Exercise: Copy everything from the line with "Write the Plotly.js code for this chart." down to the line with "const xMax = pw / 8.1;", inclusive of both, exactly as written; leave out all pictures.

+++

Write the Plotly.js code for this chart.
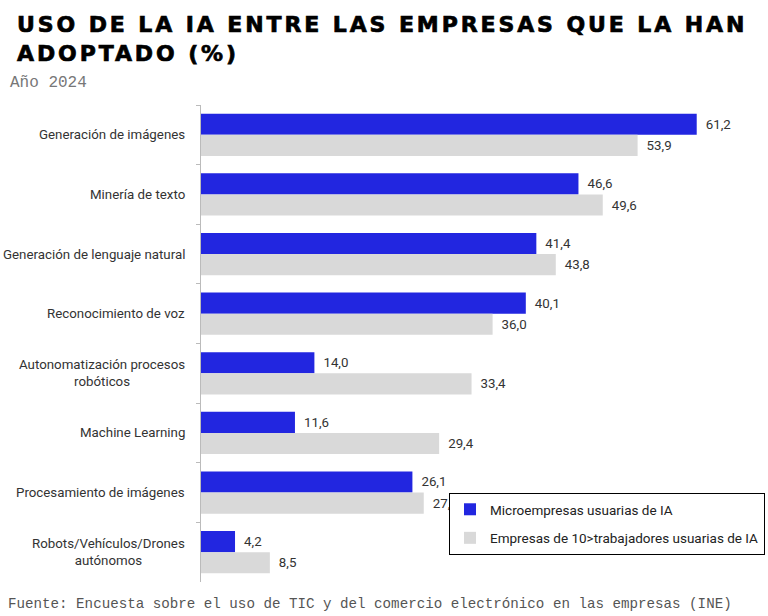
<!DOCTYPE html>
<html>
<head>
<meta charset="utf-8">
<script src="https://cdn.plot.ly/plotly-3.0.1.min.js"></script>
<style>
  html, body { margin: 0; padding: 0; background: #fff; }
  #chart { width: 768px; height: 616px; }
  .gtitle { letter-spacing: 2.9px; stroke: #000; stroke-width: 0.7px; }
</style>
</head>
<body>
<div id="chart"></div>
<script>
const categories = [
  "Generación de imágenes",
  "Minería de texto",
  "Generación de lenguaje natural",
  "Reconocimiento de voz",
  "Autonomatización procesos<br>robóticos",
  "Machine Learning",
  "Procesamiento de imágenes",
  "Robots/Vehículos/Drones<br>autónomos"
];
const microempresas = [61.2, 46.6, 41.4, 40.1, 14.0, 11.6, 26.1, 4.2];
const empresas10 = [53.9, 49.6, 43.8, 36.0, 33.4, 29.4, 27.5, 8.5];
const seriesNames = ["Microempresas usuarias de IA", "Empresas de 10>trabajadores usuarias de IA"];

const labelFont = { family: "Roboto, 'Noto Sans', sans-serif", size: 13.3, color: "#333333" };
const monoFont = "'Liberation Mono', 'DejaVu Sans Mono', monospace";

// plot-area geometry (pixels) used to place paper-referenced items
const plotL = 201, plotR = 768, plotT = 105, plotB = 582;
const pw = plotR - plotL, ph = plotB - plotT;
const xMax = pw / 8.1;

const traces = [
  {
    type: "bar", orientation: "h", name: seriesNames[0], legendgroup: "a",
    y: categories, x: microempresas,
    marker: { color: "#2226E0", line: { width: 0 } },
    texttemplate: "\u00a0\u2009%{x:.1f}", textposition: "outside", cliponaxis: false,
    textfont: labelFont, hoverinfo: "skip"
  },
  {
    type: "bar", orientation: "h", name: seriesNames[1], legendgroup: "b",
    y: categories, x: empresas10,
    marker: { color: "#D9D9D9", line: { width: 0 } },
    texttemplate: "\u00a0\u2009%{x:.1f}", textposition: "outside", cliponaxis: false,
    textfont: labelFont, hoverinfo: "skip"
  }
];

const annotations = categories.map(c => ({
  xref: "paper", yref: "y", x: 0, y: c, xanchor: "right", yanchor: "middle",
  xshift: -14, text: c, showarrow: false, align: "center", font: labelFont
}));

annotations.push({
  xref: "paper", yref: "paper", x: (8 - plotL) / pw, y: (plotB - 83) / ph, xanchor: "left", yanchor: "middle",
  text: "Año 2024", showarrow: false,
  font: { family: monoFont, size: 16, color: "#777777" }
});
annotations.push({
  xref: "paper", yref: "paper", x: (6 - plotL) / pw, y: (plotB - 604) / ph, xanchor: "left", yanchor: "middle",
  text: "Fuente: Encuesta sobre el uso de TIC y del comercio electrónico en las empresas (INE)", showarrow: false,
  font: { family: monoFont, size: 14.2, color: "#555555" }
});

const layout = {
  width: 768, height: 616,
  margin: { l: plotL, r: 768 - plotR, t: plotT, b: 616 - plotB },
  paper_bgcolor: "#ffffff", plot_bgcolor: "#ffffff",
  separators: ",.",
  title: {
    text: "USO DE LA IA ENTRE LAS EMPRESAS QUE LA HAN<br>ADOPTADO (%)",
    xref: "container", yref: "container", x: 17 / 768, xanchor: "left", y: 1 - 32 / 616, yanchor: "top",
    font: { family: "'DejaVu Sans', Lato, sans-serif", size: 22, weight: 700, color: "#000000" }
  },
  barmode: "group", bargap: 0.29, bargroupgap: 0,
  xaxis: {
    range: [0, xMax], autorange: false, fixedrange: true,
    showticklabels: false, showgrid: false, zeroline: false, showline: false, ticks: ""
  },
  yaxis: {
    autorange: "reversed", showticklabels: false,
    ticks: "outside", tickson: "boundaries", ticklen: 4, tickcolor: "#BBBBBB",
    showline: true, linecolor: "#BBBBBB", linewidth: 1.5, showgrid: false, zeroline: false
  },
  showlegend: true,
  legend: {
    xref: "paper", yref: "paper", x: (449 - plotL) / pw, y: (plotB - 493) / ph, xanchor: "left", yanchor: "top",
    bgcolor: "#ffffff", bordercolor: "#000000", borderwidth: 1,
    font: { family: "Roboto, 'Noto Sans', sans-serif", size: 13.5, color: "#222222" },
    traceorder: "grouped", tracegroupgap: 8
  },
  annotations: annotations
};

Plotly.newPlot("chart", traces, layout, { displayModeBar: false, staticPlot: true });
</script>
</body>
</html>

+++

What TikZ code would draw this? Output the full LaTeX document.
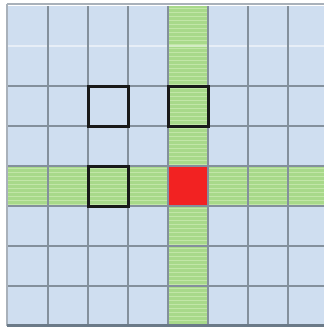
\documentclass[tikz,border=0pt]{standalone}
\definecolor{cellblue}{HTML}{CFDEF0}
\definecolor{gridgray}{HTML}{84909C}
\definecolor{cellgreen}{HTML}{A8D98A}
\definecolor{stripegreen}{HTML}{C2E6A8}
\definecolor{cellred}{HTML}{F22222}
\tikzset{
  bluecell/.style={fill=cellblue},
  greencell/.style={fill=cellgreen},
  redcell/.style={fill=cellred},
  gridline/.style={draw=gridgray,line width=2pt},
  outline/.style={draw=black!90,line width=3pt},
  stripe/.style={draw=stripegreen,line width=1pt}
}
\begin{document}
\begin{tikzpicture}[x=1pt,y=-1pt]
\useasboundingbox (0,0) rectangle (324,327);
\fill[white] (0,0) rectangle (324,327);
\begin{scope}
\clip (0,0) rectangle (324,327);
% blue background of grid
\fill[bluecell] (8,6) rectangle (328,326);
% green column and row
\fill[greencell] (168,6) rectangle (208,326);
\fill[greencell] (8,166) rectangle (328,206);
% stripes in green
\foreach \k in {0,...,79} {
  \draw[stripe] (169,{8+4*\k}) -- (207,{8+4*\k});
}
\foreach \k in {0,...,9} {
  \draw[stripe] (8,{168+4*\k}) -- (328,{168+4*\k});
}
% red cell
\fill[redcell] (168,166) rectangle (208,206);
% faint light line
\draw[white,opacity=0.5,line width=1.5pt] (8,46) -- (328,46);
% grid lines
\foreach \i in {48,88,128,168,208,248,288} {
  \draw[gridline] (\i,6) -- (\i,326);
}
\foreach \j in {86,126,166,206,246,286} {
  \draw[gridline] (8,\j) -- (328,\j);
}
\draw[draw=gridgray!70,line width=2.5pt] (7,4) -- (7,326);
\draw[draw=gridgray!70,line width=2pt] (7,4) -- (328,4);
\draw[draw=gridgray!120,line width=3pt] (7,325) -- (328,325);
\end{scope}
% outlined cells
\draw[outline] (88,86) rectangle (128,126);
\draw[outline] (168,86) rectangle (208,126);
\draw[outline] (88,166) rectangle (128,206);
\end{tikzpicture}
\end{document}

+++

Response to this task:
Write the Plotly.js code for this chart.
<!DOCTYPE html>
<html>
<head>
<meta charset="utf-8">
<script src="https://cdn.plot.ly/plotly-3.0.1.min.js"></script>
<style>
  html, body { margin: 0; padding: 0; background: #fff; }
  #chart { width: 768px; height: 616px; }
  .gtitle { letter-spacing: 2.9px; stroke: #000; stroke-width: 0.7px; }
</style>
</head>
<body>
<div id="chart"></div>
<script>
const categories = [
  "Generación de imágenes",
  "Minería de texto",
  "Generación de lenguaje natural",
  "Reconocimiento de voz",
  "Autonomatización procesos<br>robóticos",
  "Machine Learning",
  "Procesamiento de imágenes",
  "Robots/Vehículos/Drones<br>autónomos"
];
const microempresas = [61.2, 46.6, 41.4, 40.1, 14.0, 11.6, 26.1, 4.2];
const empresas10 = [53.9, 49.6, 43.8, 36.0, 33.4, 29.4, 27.5, 8.5];
const seriesNames = ["Microempresas usuarias de IA", "Empresas de 10>trabajadores usuarias de IA"];

const labelFont = { family: "Roboto, 'Noto Sans', sans-serif", size: 13.3, color: "#333333" };
const monoFont = "'Liberation Mono', 'DejaVu Sans Mono', monospace";

// plot-area geometry (pixels) used to place paper-referenced items
const plotL = 201, plotR = 768, plotT = 105, plotB = 582;
const pw = plotR - plotL, ph = plotB - plotT;
const xMax = pw / 8.1;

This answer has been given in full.